2) Personal wallet compromise volume is high—even when per-victim losses vary

Chainalysis also notes a surge in individual wallet compromises (incident counts rising sharply in 2025). This reinforces a simple point: you should assume phishing attempts are constant, even if markets cool. Source: Chainalysis overview of 2025 theft patterns

Practical anti-scam rules for recovery day

  • No legitimate support will ever need your seed phrase or private key.
  • Never “validate” your wallet on a website to fix a connection issue.
  • Treat “signature requests” like transactions:
    • verify the domain
    • understand what you’re approving
    • when in doubt, reject and re-check from the official docs

Quick Troubleshooting: When Restored Funds Don’t Show Up

1) Wrong account / derivation path

If you restored the seed phrase but see a different address, you may be viewing a different account index. Add additional accounts and compare.

2) Missing passphrase

A missing (or mistyped) BIP-39 passphrase will generate a completely different wallet.
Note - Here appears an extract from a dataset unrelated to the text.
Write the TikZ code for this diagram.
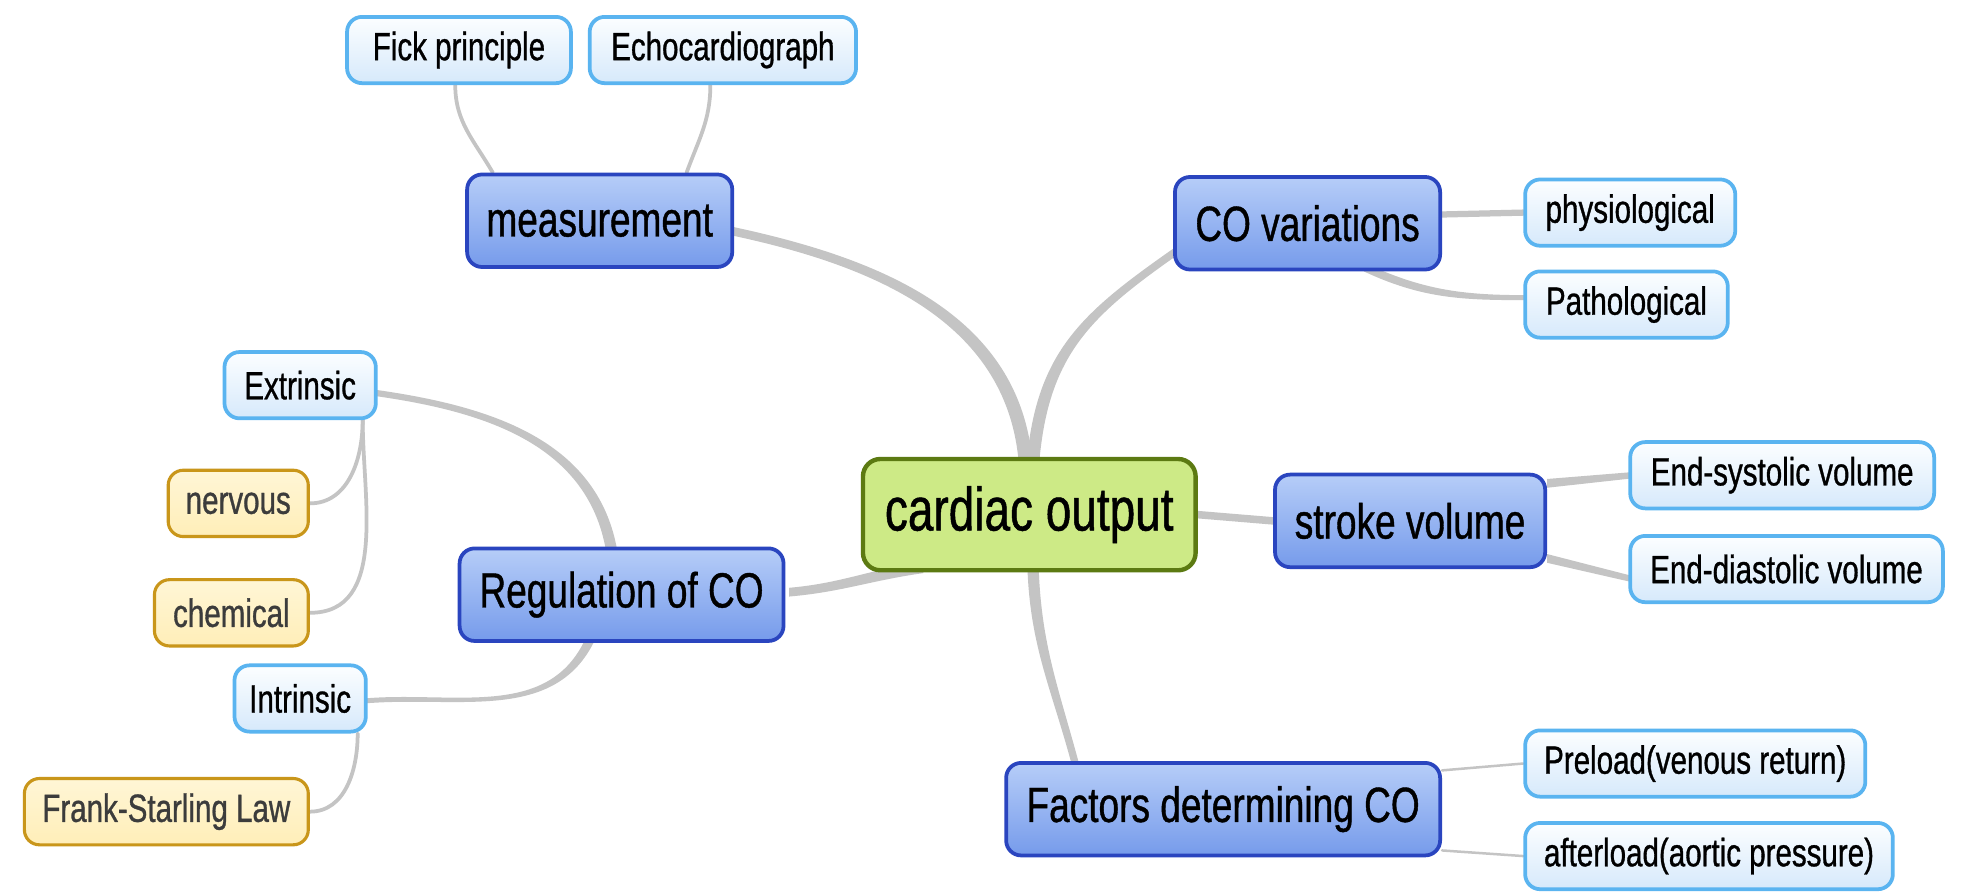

If you ever enabled one, you must re-enter it exactly.

3) You restored the interface, not the wallet

Reinstalling a browser extension does not restore keys unless you import the seed phrase/private key or reconnect the hardware device.

When It Makes Sense to Use a OneKey Hardware Device

If you trade actively, use multiple devices, or simply want a safer recovery posture, a hardware wallet can reduce your exposure to browser malware and “copy/paste” key leaks by keeping signing operations on-device.

A OneKey wallet setup is especially useful if your goal is: backup once, restore anywhere, and keep keys offline during daily trading—so your recovery phrase remains a last-resort tool rather than something you handle frequently.

For most users, the best outcome is simple: a verified offline backup, a clean restore process, and a routine that never involves typing secrets into the internet.